Making decisions, or saying 'yes' or committing to something can give you a feeling of great satisfaction and an adrenaline rush. On the other hand, being indecisive requires (and drains you) of energy. This energy is wasted into thin air as you deliberate between the pros and cons, scenarios, other people's opinions, possible outcomes (the list goes on), leaving you feeling stuck.
Obviously, sometimes you are required to do some weighing up, but if you're one of those people who takes ages to make a decision, why have you not made some practical changes to help you overcome indecision in the first place? Why allow regular unnecessary burden to plague your mind?
Researcher Daniel Newark notes, "Focusing on the decision itself, as the only goal of the decision-making process, reduces the value of that process." Let's take some real-world examples, like cooking simply for the dish and not the process. Or, like making love just to get to orgasm and not the pleasure along the way, like hiking up to Machu Picchu just to see it and not to enjoy the journey. The process can reveal to you a lot about what you value and what is important to you and, can be hella fun in the process!
How to stop being indecisive
Trying to predict the consequences of our decisions stops us from living in the now. We get so fixated on the future, that we are unable to be happy in the present. We spend so much time being forward-focused that we fail to live in the moment. One of the major keys to happiness is not being fixated on the future, no matter the result, because we don’t leave any space for enjoying the right now!
Also, the fact that we can't necessarily know what we will want or who we will be in the future, makes being indecisive a little redundant. Trying to make decisions about what we will want in the future, as yet an undefined version of yourself, is essentially impossible. You could basically just talk yourself out of ever making a decision.
Exercise for indecisive compulsive disorder (icd)
Here are a few things to keep in mind and factors to consider when making a decision to help assess what’s going on with your decision-making process:
1. You have a massive energetic system that weaves through the body, the chakra system, which is essentially bundles of nerves that connect mind and body and your endocrine system (your hormone system).
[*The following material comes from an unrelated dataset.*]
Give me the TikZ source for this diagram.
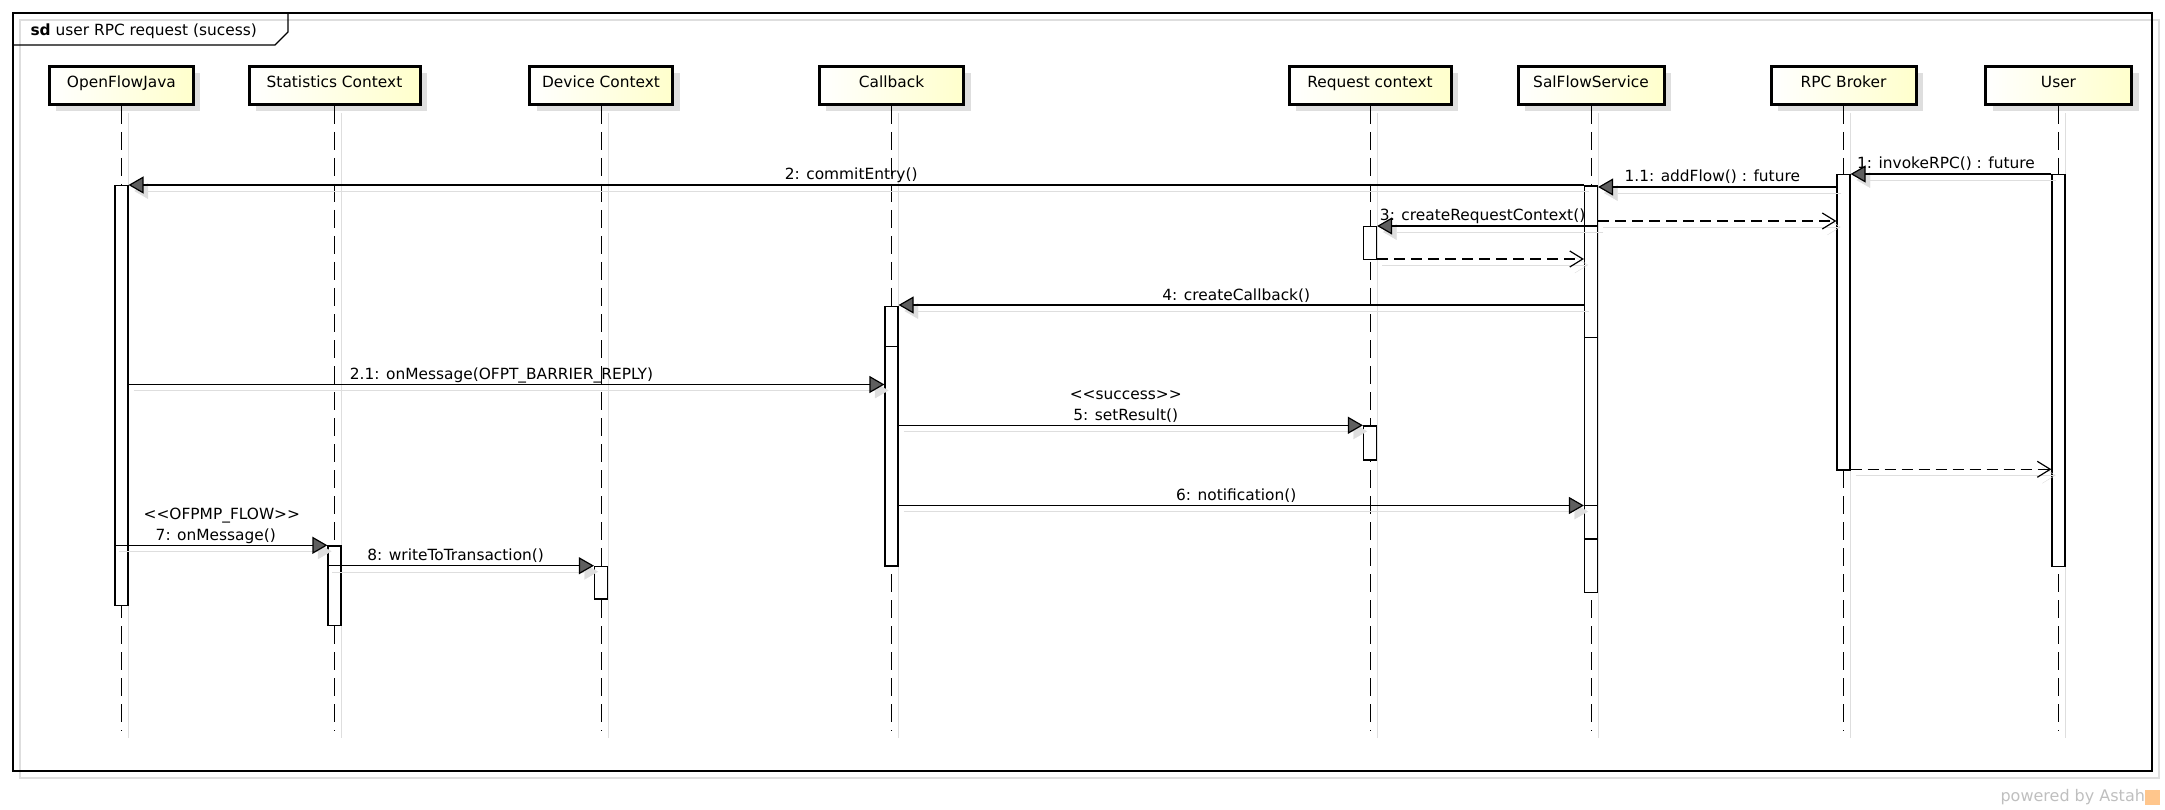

If you slow down and practice listening to the messages your body sends you, it can reveal quite a lot about what’s impacting the decision-making process.
Now, before you dismiss energy, and chakras as hokey, just take a moment to consider other people’s energy. When you walk into a room, you can feel whether someone is angry, sad or scared for example, right? That energy emanates and if you’re paying attention, you can read it.
2. So, just flip that around to yourself and let yourself notice. Do certain people make you feel warm, safe, comfortable? Maybe others make you feel angry or uncertain or exhausted? A fellow coach friend of mine calls these people drains, as opposed to the radiators – who send out warmth!
3. Then, notice when you next make a decision – where do you feel it? Is there a knot in your stomach? Do you feel excited? Maybe you feel it in your solar plexus. That’s associated with self-worth and being seen: taking your place in the world. Or maybe you feel it in your throat? That’s about self-expression and speaking your truth. Like breathing, which is automated, there is a lot going on in our bodies and minds if we just slow down a little and pay attention.
Making life decisions that affect other people
What if you really need to involve others in your decision-making? Whether the decision will impact them, or because you really value their input, here are a few guidelines for having constructive conversations with others about making a big decision:
1. Schedule the time and space to do it properly. Often taking a walk or another simple activity will create a better flow for conversations, rather than sitting across a table.
2. Be clear about your agenda. Are you asking for their advice? Have you already made up your mind and just want it confirmed or supported?
3. Know thyself. Are you someone who finds it easy to be swayed by others? Do you get caught up in their excitement? Be aware of who you are going to for your advice.
Now that you have some helpful tools to help you overcome decisiveness, surround yourself with supporters, go with confidence and take back control of your life.